Deadly Games (1982) Review
When I was growing up I had the poster for Deadly Games up on my wall. I loved the artwork but never got a chance to see the actual film. Now, all these years later I’m finally getting my chance to watch it thanks to Arrow Video. And the first thing that I noticed, even before the film started, was the cast.
It included June Lockhart from Lassie and the original Lost in Space, American football legend Dick Butkus, and Colleen Camp whose credits include Ebony, Ivory and Jade, Death Game, Valley Girl, and Bruce Lee’s last film Game of Death. Most surprising of all was second-billed Steve Railsback who made this two years after The Stunt Man, but before Lifeforce, Plaguers, and Turkey Shoot. Why it took so long for someone to resurrect it just for that is a bigger mystery than the killer’s identity.
Writer/director Scott Mansfield starts the film off with a strange sequence. Linda (Alexandra Morgan, The First Nudie Musical, Spellbinder) returns home one night and walks through her house, out the back door, and takes off her shirt and bra. As if that isn’t odd enough when the phone rings she puts her shirt back on to go inside and answer it. This being a slasher she soon ends up dead, but not before talking to Bobby (Steve Railsback).

If that sounds a bit much even by 1982 standards Deadly Games was shot in 1980 under the title Who Fell Asleep. So it was probably written sometime in the 70s. Which would also explain dialogue like “That would be boring. Like having sex lying down all the time.”
And there is plenty of dialogue like that because after Linda’s murder Deadly Games turns into a small-town drama with a side order of romance for longer than it should before the killer strikes again.
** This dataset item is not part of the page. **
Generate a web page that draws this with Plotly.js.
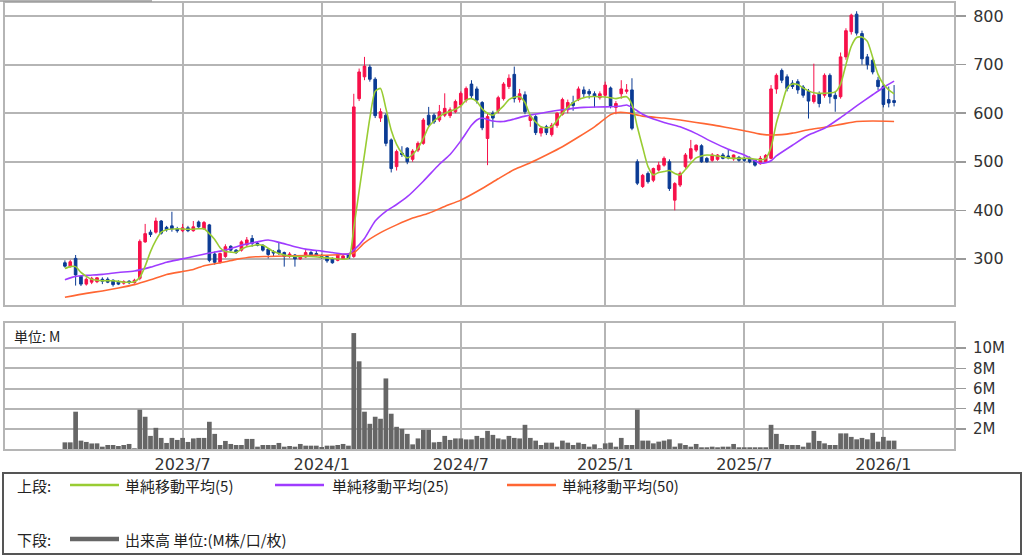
<!DOCTYPE html>
<html>
<head>
<meta charset="utf-8">
<script src="https://cdn.plot.ly/plotly-3.0.1.min.js"></script>
<style>
html,body{margin:0;padding:0;background:#fff;}
#chart{width:1024px;height:559px;}
</style>
</head>
<body>
<div id="chart"></div>
<script>
// ---- Data (weekly candles, index = week number) ----
const open  = [292,284,301,264,248,252,253,258,258,256,252,250,254,251,260,335,355,355,378,365,368,362,358,364,358,376,362,370,310,293,305,326,318,318,329,342,332,328,320,315,318,313,305,308,300,304,313,311,307,305,301,297,300,308,305,630,675,695,670,590,596,545,490,518,528,505,524,538,596,596,586,596,595,603,617,627,660,650,622,548,600,605,630,655,680,628,638,585,593,559,572,556,575,598,607,622,628,648,645,640,632,637,652,612,640,645,648,500,449,476,462,483,493,500,421,452,490,507,524,533,507,503,505,514,512,506,509,506,507,503,496,500,507,650,688,675,662,665,654,645,624,640,637,678,637,634,716,768,804,764,716,709,668,655,628,626];
const high  = [297,298,308,266,262,263,262,262,262,258,256,256,256,259,340,372,360,385,380,368,397,366,372,368,378,379,378,372,315,313,330,328,320,338,345,349,335,330,322,318,333,315,314,310,308,318,316,318,310,307,303,312,310,312,640,692,716,700,674,610,600,548,525,532,530,526,542,590,613,600,617,641,612,628,645,655,668,655,625,600,605,636,664,680,696,650,645,598,596,572,576,580,602,632,628,636,655,655,650,645,645,665,655,625,668,660,672,505,475,480,488,500,511,505,458,480,518,545,536,536,510,518,516,518,525,515,512,510,511,505,512,516,658,682,692,680,668,670,658,650,702,645,682,682,645,725,775,805,810,770,722,712,675,660,655,658];
const low   = [282,282,245,244,245,248,250,248,250,243,246,247,248,249,256,333,345,352,350,356,356,354,355,355,356,364,360,293,288,290,302,315,310,315,326,325,326,315,301,305,308,284,302,284,298,302,305,305,300,292,290,295,298,300,302,625,668,665,590,582,532,478,482,510,495,500,520,535,572,578,582,592,590,600,612,622,630,620,565,493,570,600,626,650,622,622,598,572,555,552,555,552,570,595,600,605,625,632,630,612,628,632,610,598,630,640,565,452,446,455,458,480,490,440,400,448,486,503,520,498,498,500,502,505,505,502,500,500,497,490,494,498,505,640,662,645,650,640,632,589,620,612,632,620,603,630,710,762,760,700,690,680,648,612,612,614];
const close = [285,294,267,248,258,260,261,254,252,247,248,253,251,256,336,352,350,378,353,360,362,358,364,358,366,366,375,297,293,311,325,318,313,335,339,332,328,318,309,312,312,305,310,300,305,313,308,307,305,296,292,308,306,301,613,685,697,670,595,603,538,486,521,515,500,522,538,586,576,582,603,610,607,624,641,651,636,627,570,593,590,632,660,672,630,640,603,593,560,569,560,575,600,628,622,616,650,640,640,635,640,658,615,620,650,648,569,456,472,459,486,493,507,445,455,476,514,527,534,500,500,514,514,507,508,514,503,503,500,493,507,513,650,678,668,651,655,648,637,625,637,620,678,634,630,716,770,802,765,712,700,685,655,618,621,622];
// volume, millions
const volume = [0.66,0.66,3.7,0.83,0.7,0.55,0.56,0.23,0.4,0.4,0.3,0.4,0.5,0.07,3.9,3.2,1.3,2.1,1.1,0.6,1.1,0.9,1.1,0.7,1.05,1.1,1.1,2.7,1.5,0.4,0.8,0.5,0.4,0.4,1.0,1.0,0.23,0.4,0.4,0.4,0.6,0.23,0.3,0.23,0.5,0.33,0.33,0.33,0.2,0.33,0.33,0.4,0.5,0.33,11.5,8.7,3.7,2.5,3.2,3.0,7.0,3.5,2.2,2.0,1.5,0.46,1.05,1.9,1.9,0.66,0.7,1.3,0.9,1.05,1.05,0.95,0.95,1.3,1.1,1.8,1.4,1.05,0.95,1.3,1.1,1.05,2.4,1.1,0.83,0.4,0.63,0.63,0.23,0.83,0.63,0.4,0.63,0.5,0.23,0.46,0.07,0.56,0.63,0.23,1.1,0.4,0.4,3.9,0.83,0.83,0.56,0.73,0.83,0.96,0.23,0.56,0.4,0.23,0.5,0.17,0.17,0.23,0.17,0.23,0.23,0.5,0.17,0.17,0.17,0.17,0.17,0.17,2.4,1.5,0.5,0.4,0.4,0.4,0.23,0.63,1.8,0.8,0.56,0.4,0.4,1.55,1.55,1.2,0.96,1.1,0.96,1.6,0.73,1.2,0.83,0.83];
// moving averages: week index / value
const ma5Week  = [0,1,2,3,4,5,7,9,11,13,14,15,16,17,18,19,21,23,25,26,27,28,29,30,31,32,33,34,35,36,37,38,39,40,41,43,46,50,53,54,55,56,57,58,59,60,61,62,63,64,65,66,67,68,69,70,71,72,73,74,75,76,77,78,79,80,81,82,83,84,85,86,87,88,89,90,91,92,93,94,95,96,97,98,100,102,103,105,106,107,108,109,110,111,112,113,114,115,116,117,118,119,120,122,124,126,128,130,131,132,133,134,135,136,137,138,139,140,142,144,145,146,147,148,149,150,151,152,153,154,155];
const ma5Value = [280,284,284,272,264,258,255,255,252,253,262,285,315,338,355,360,362,361,362,362,352,340,323,315,314,313,320,325,327,329,328,322,315,311,308,305,305,301,301,364,440,515,590,645,651,610,565,536,518,508,515,528,548,572,584,593,600,604,608,615,627,630,624,609,600,596,605,615,628,633,634,622,595,582,572,570,572,585,600,612,622,628,632,634,634,632,630,634,618,572,530,490,473,478,480,482,476,473,484,497,508,512,514,512,508,507,507,504,507,530,580,617,652,660,659,652,646,642,641,644,660,700,738,756,757,748,715,680,660,648,640];
const ma25Week  = [0,2,4,7,10,13,16,19,22,24,27,30,33,36,38,40,43,45,48,50,53,54,56,58,60,62,64,67,70,72,74,76,77,78,80,82,84,86,89,93,97,101,104,105,106,108,110,112,115,118,121,124,127,129,130,131,132,133,136,139,142,145,148,151,153,155];
const ma25Value = [257,264,266,268,272,275,283,293,300,305,312,318,328,335,339,334,325,320,316,313,310,318,342,378,398,412,428,460,495,515,543,575,586,590,584,583,588,594,600,607,612,613,615,617,612,598,588,581,572,558,541,526,514,502,497,498,502,512,534,555,569,591,615,638,653,666];
const ma50Week  = [0,4,7,10,13,16,19,22,24,26,28,30,32,35,38,41,45,50,53,54,56,59,62,65,68,71,74,78,81,84,87,90,93,96,99,102,103,105,108,112,115,118,121,124,127,130,132,134,136,139,142,145,148,151,155];
const ma50Value = [221,229,234,240,247,257,268,274,278,286,290,294,299,304,305,306,307,308,310,312,333,354,370,384,394,408,421,445,465,484,498,514,531,551,572,597,601,601,594,590,586,581,576,570,564,557,555,556,559,566,571,577,583,584,583];
// axis ticks
const tickWeeks  = [22,48,74,101,127,153];
const tickLabels = ['2023/7','2024/1','2024/7','2025/1','2025/7','2026/1'];
const priceTicks = [300,400,500,600,700,800];
const volTicks   = [2,4,6,8,10];
const volLabels  = ['2M','4M','6M','8M','10M'];

// ---- Styling ----
const UP = '#f7104a', DN = '#0b3b94';
const C5 = '#99cc33', C25 = '#9f3cff', C50 = '#ff6633', CV = '#666666';
const GRID = '#b5b5b5';
const FONT = 'DejaVu Sans, "Noto Sans CJK JP", sans-serif';
const JFONT = '"Noto Sans CJK JP", "DejaVu Sans", sans-serif';
const weekIdx = close.map((_, i) => i);

const traces = [
  {type:'bar', x:weekIdx, y:volume, xaxis:'x', yaxis:'y', marker:{color:CV, line:{width:0}}, hoverinfo:'skip', showlegend:false},
  {type:'candlestick', x:weekIdx, open:open, high:high, low:low, close:close, xaxis:'x2', yaxis:'y2',
   increasing:{line:{color:UP, width:1}, fillcolor:UP}, decreasing:{line:{color:DN, width:1}, fillcolor:DN},
   whiskerwidth:0, hoverinfo:'skip', showlegend:false},
  {type:'scatter', mode:'lines', x:ma50Week, y:ma50Value, xaxis:'x2', yaxis:'y2', line:{color:C50, width:1.6, shape:'spline', smoothing:0.6}, hoverinfo:'skip', showlegend:false},
  {type:'scatter', mode:'lines', x:ma25Week, y:ma25Value, xaxis:'x2', yaxis:'y2', line:{color:C25, width:1.6, shape:'spline', smoothing:0.6}, hoverinfo:'skip', showlegend:false},
  {type:'scatter', mode:'lines', x:ma5Week, y:ma5Value, xaxis:'x2', yaxis:'y2', line:{color:C5, width:1.6, shape:'spline', smoothing:0.6}, hoverinfo:'skip', showlegend:false}
];

// plot-area pixel frame
const PL = 5, PR = 954, PT = 3, PB = 449;
const px = x => (x - PL) / (PR - PL);
const py = y => (PB - y) / (PB - PT);

const xCommon = {
  range:[-11.2, 166.2], tickvals:tickWeeks, ticktext:tickLabels,
  showgrid:true, gridcolor:GRID, gridwidth:2, zeroline:false,
  showline:true, mirror:true, linecolor:GRID, linewidth:2, ticks:'', fixedrange:true
};
const yCommon = {
  side:'right', showgrid:true, gridcolor:GRID, gridwidth:2, zeroline:false,
  showline:true, mirror:true, linecolor:GRID, linewidth:2,
  ticks:'outside', ticklen:10, tickwidth:1.5, tickcolor:'#9a9a9a', ticklabelstandoff:4, fixedrange:true
};

const legendText = (x, y, t) => ({xref:'paper', yref:'paper', x:px(x), y:py(y), xanchor:'left', yanchor:'middle',
  text:t, showarrow:false, font:{family:JFONT, size:15, color:'#222'}});
const legendLine = (x0, x1, y, c, w) => ({type:'line', xref:'paper', yref:'paper', x0:px(x0), x1:px(x1), y0:py(y), y1:py(y), line:{color:c, width:w}});

const layout = {
  width:1024, height:559,
  margin:{l:PL, r:1024-PR, t:PT, b:559-PB, pad:0},
  paper_bgcolor:'#ffffff', plot_bgcolor:'#ffffff',
  showlegend:false, bargap:0.12, hovermode:false, dragmode:false,
  font:{family:FONT, color:'#333'},
  xaxis: Object.assign({}, xCommon, {domain:[0,1], anchor:'y', showticklabels:true, tickfont:{family:FONT, size:16, color:'#333'}}),
  xaxis2: Object.assign({}, xCommon, {domain:[0,1], anchor:'y2', matches:'x', showticklabels:false, rangeslider:{visible:false}}),
  yaxis: Object.assign({}, yCommon, {domain:[0, py(323)], range:[0,12.5], tickvals:volTicks, ticktext:volLabels, tickfont:{family:FONT, size:15, color:'#333'}}),
  yaxis2: Object.assign({}, yCommon, {domain:[py(305), 1], range:[205,827], tickvals:priceTicks, tickfont:{family:FONT, size:16, color:'#333'}}),
  shapes:[
    {type:'line', xref:'paper', yref:'paper', x0:px(0), x1:px(152), y0:py(1), y1:py(1), line:{color:'#9a9a9a', width:1.5}},
    {type:'rect', xref:'paper', yref:'paper', x0:px(3), x1:px(1021), y0:py(554), y1:py(473), line:{color:'#555', width:2}, fillcolor:'rgba(0,0,0,0)'},
    legendLine(70, 119, 485, C5, 2.5),
    legendLine(275, 324, 485, C25, 2.5),
    legendLine(507, 556, 485, C50, 2.5),
    legendLine(70, 119, 539, CV, 4.5)
  ],
  annotations:[
    {xref:'paper', yref:'paper', x:px(12), y:py(336), xanchor:'left', yanchor:'middle', text:'単位: M', showarrow:false, font:{family:JFONT, size:14, color:'#222'}},
    legendText(15, 485, '上段:'),
    legendText(123, 485, '単純移動平均(5)'),
    legendText(330, 485, '単純移動平均(25)'),
    legendText(560, 485, '単純移動平均(50)'),
    legendText(15, 539, '下段:'),
    legendText(123, 539, '出来高 単位:(M株/口/枚)')
  ]
};

Plotly.newPlot('chart', traces, layout, {staticPlot:true, displayModeBar:false});
</script>
</body>
</html>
Some of it is funny, some of it is dull, and there’s a huge dose of expository dialogue during the sequence where the ladies all gossip while the men play football in the park.

Once the killings start again, around the forty-minute mark, Deadly Games gets interesting but it’s never really scary or bloody. Despite the nastiness of some of the murders, one is buried alive, another is slowly drowned in a swimming pool, It actually feels more like a mystery as Roger and Keegan, who happens to be a reporter, try to figure out the killer’s identity, than a horror film.
It may well have been filmed as one before being sold as a slasher to cash in on Halloween, Friday the 13th, etc. Stripped of its nudity and raunchy dialogue, Deadly Games could almost pass as a made-for-TV film, perhaps an entry in the long-running anthology The NBC Mystery Movie. Not that Deadly Games is a great mystery either. The board game we see in the trailer barely figures into the plot and there are really only two people who could be the killer. I found it pretty easy to guess which one and I don’t think anyone else will find it difficult either.

It eventually all comes down to a confusing finale and a frustrating freeze-frame non-ending. It almost seems to be suggesting that there may be something more than we suspected going on. But that, like the final characters’ fates, is left unresolved.
I was left with seriously mixed feelings about Deadly Games. It never seems to be sure of what kind of film it wants to be and changes tones with an annoying frequency. Despite that, it is entertaining most of the time and has a cast filled with famous and familiar faces. It’s also nice to see a film where men still had hair on their chests and women didn’t have silicone in theirs.
Deadly Games will debut on Arrow’s streaming service on January 7th. A limited-edition Blu-Ray is scheduled for release on February 21st, 2022, you can check their website for details on cost and special features.